Exercise details: Please transcribe the listing below in full and word for word, without its pictures.

Information supplied:
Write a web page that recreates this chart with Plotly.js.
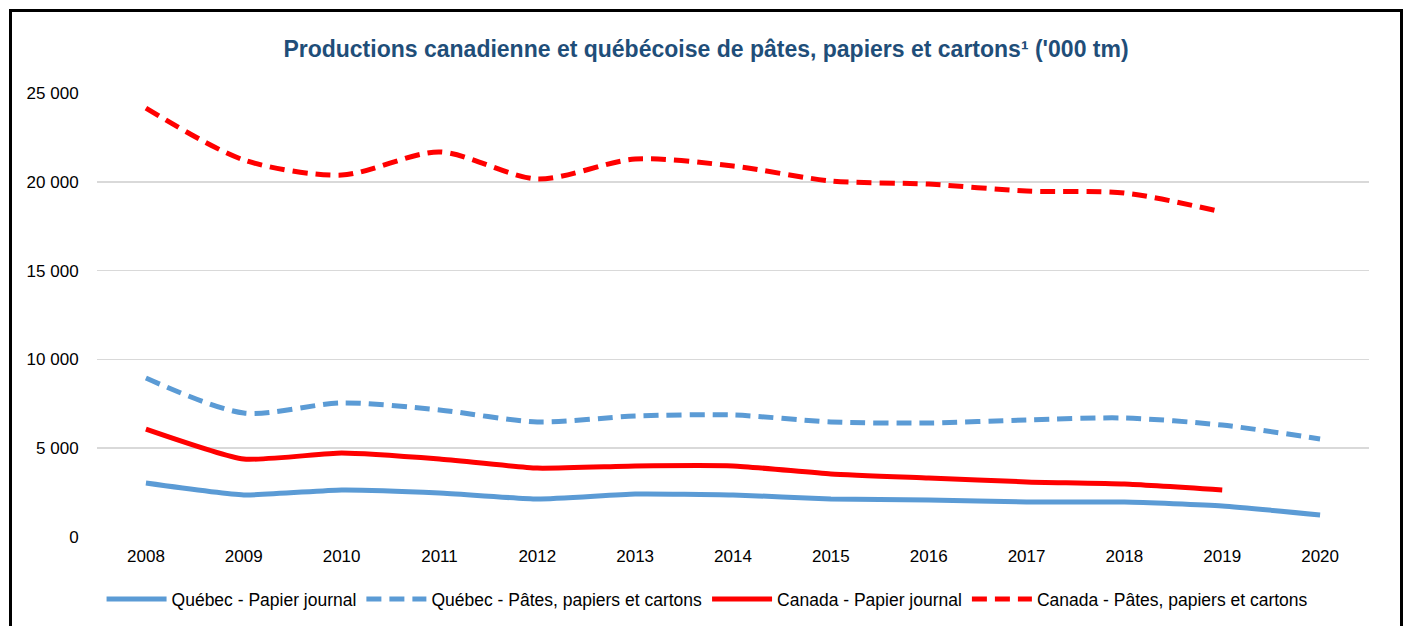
<!DOCTYPE html>
<html>
<head>
<meta charset="utf-8">
<script src="https://cdn.plot.ly/plotly-3.0.1.min.js"></script>
<style>
  html, body { margin: 0; padding: 0; background: #fff; overflow: hidden; }
  #frame { position: absolute; left: 9px; top: 9px; width: 1388px; height: 640px; border: 3px solid #000; }
  #chart { width: 1388px; height: 620px; }
</style>
</head>
<body>
<div id="frame"><div id="chart"></div></div>
<script>
// years on the category axis
const years = ["2008", "2009", "2010", "2011", "2012", "2013", "2014", "2015", "2016", "2017", "2018", "2019", "2020"];

// production in '000 tm
const quebecNewsprint = [3040, 2370, 2650, 2480, 2140, 2420, 2370, 2140, 2080, 1970, 1970, 1750, 1240];
const quebecPulpPaper = [8950, 6980, 7550, 7150, 6480, 6810, 6870, 6480, 6420, 6590, 6700, 6300, 5520];
const canadaNewsprint = [6080, 4390, 4730, 4390, 3880, 4000, 4000, 3550, 3320, 3100, 2980, 2650];
const canadaPulpPaper = [24150, 21230, 20380, 21680, 20160, 21280, 20890, 20050, 19870, 19480, 19370, 18300];

const blue = "#5B9BD5";
const red = "#FF0000";
const sans = "Liberation Sans, Arial, sans-serif";

const traces = [
  {
    x: years, y: quebecNewsprint, name: "Québec - Papier journal",
    type: "scatter", mode: "lines",
    line: { color: blue, width: 5, shape: "spline", smoothing: 0.5 },
  },
  {
    x: years, y: quebecPulpPaper, name: "Québec - Pâtes, papiers et cartons",
    type: "scatter", mode: "lines",
    line: { color: blue, width: 5, dash: "15px,8px", shape: "spline", smoothing: 0.8 },
  },
  {
    x: years.slice(0, canadaNewsprint.length), y: canadaNewsprint, name: "Canada - Papier journal",
    type: "scatter", mode: "lines",
    line: { color: red, width: 5, shape: "spline", smoothing: 0.5 },
  },
  {
    x: years.slice(0, canadaPulpPaper.length), y: canadaPulpPaper, name: "Canada - Pâtes, papiers et cartons",
    type: "scatter", mode: "lines",
    line: { color: red, width: 5, dash: "15px,8px", shape: "spline", smoothing: 0.8 },
  },
];

const layout = {
  width: 1388,
  height: 620,
  margin: { l: 85, r: 31, t: 81, b: 95, autoexpand: false },
  paper_bgcolor: "#fff",
  plot_bgcolor: "#fff",
  font: { family: sans, size: 17.5, color: "#000" },
  separators: ", ",
  title: {
    text: "Productions canadienne et québécoise de pâtes, papiers et cartons¹ ('000 tm)",
    font: { family: sans, size: 23, color: "#1F4E79", weight: "bold" },
    x: 0.5, xanchor: "center",
    y: 0.94, yanchor: "middle",
  },
  xaxis: {
    type: "category",
    range: [-0.5, 12.5],
    showgrid: false,
    zeroline: false,
    showline: false,
    ticks: "outside",
    ticklen: 4,
    tickcolor: "rgba(0,0,0,0)",
    tickfont: { size: 17, color: "#000" },
    fixedrange: true,
  },
  yaxis: {
    range: [0, 25000],
    dtick: 5000,
    tickformat: ",d",
    showgrid: true,
    gridcolor: "#D9D9D9",
    gridwidth: 1.5,
    zeroline: false,
    showline: false,
    ticks: "outside",
    ticklen: 14,
    tickcolor: "rgba(0,0,0,0)",
    tickfont: { size: 17, color: "#000" },
    fixedrange: true,
  },
  showlegend: true,
  legend: {
    orientation: "h",
    x: 0.48, xanchor: "center",
    y: -0.14, yanchor: "middle",
    font: { size: 17.5, color: "#000" },
    itemwidth: 60,
    traceorder: "normal",
  },
};

Plotly.newPlot("chart", traces, layout, { displayModeBar: false, staticPlot: true });
</script>
</body>
</html>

Reply to the task:
Write a web page that recreates this chart with Plotly.js.
<!DOCTYPE html>
<html>
<head>
<meta charset="utf-8">
<script src="https://cdn.plot.ly/plotly-3.0.1.min.js"></script>
<style>
  html, body { margin: 0; padding: 0; background: #fff; overflow: hidden; }
  #frame { position: absolute; left: 9px; top: 9px; width: 1388px; height: 640px; border: 3px solid #000; }
  #chart { width: 1388px; height: 620px; }
</style>
</head>
<body>
<div id="frame"><div id="chart"></div></div>
<script>
// years on the category axis
const years = ["2008", "2009", "2010", "2011", "2012", "2013", "2014", "2015", "2016", "2017", "2018", "2019", "2020"];

// production in '000 tm
const quebecNewsprint = [3040, 2370, 2650, 2480, 2140, 2420, 2370, 2140, 2080, 1970, 1970, 1750, 1240];
const quebecPulpPaper = [8950, 6980, 7550, 7150, 6480, 6810, 6870, 6480, 6420, 6590, 6700, 6300, 5520];
const canadaNewsprint = [6080, 4390, 4730, 4390, 3880, 4000, 4000, 3550, 3320, 3100, 2980, 2650];
const canadaPulpPaper = [24150, 21230, 20380, 21680, 20160, 21280, 20890, 20050, 19870, 19480, 19370, 18300];

const blue = "#5B9BD5";
const red = "#FF0000";
const sans = "Liberation Sans, Arial, sans-serif";

const traces = [
  {
    x: years, y: quebecNewsprint, name: "Québec - Papier journal",
    type: "scatter", mode: "lines",
    line: { color: blue, width: 5, shape: "spline", smoothing: 0.5 },
  },
  {
    x: years, y: quebecPulpPaper, name: "Québec - Pâtes, papiers et cartons",
    type: "scatter", mode: "lines",
    line: { color: blue, width: 5, dash: "15px,8px", shape: "spline", smoothing: 0.8 },
  },
  {
    x: years.slice(0, canadaNewsprint.length), y: canadaNewsprint, name: "Canada - Papier journal",
    type: "scatter", mode: "lines",
    line: { color: red, width: 5, shape: "spline", smoothing: 0.5 },
  },
  {
    x: years.slice(0, canadaPulpPaper.length), y: canadaPulpPaper, name: "Canada - Pâtes, papiers et cartons",
    type: "scatter", mode: "lines",
    line: { color: red, width: 5, dash: "15px,8px", shape: "spline", smoothing: 0.8 },
  },
];

const layout = {
  width: 1388,
  height: 620,
  margin: { l: 85, r: 31, t: 81, b: 95, autoexpand: false },
  paper_bgcolor: "#fff",
  plot_bgcolor: "#fff",
  font: { family: sans, size: 17.5, color: "#000" },
  separators: ", ",
  title: {
    text: "Productions canadienne et québécoise de pâtes, papiers et cartons¹ ('000 tm)",
    font: { family: sans, size: 23, color: "#1F4E79", weight: "bold" },
    x: 0.5, xanchor: "center",
    y: 0.94, yanchor: "middle",
  },
  xaxis: {
    type: "category",
    range: [-0.5, 12.5],
    showgrid: false,
    zeroline: false,
    showline: false,
    ticks: "outside",
    ticklen: 4,
    tickcolor: "rgba(0,0,0,0)",
    tickfont: { size: 17, color: "#000" },
    fixedrange: true,
  },
  yaxis: {
    range: [0, 25000],
    dtick: 5000,
    tickformat: ",d",
    showgrid: true,
    gridcolor: "#D9D9D9",
    gridwidth: 1.5,
    zeroline: false,
    showline: false,
    ticks: "outside",
    ticklen: 14,
    tickcolor: "rgba(0,0,0,0)",
    tickfont: { size: 17, color: "#000" },
    fixedrange: true,
  },
  showlegend: true,
  legend: {
    orientation: "h",
    x: 0.48, xanchor: "center",
    y: -0.14, yanchor: "middle",
    font: { size: 17.5, color: "#000" },
    itemwidth: 60,
    traceorder: "normal",
  },
};

Plotly.newPlot("chart", traces, layout, { displayModeBar: false, staticPlot: true });
</script>
</body>
</html>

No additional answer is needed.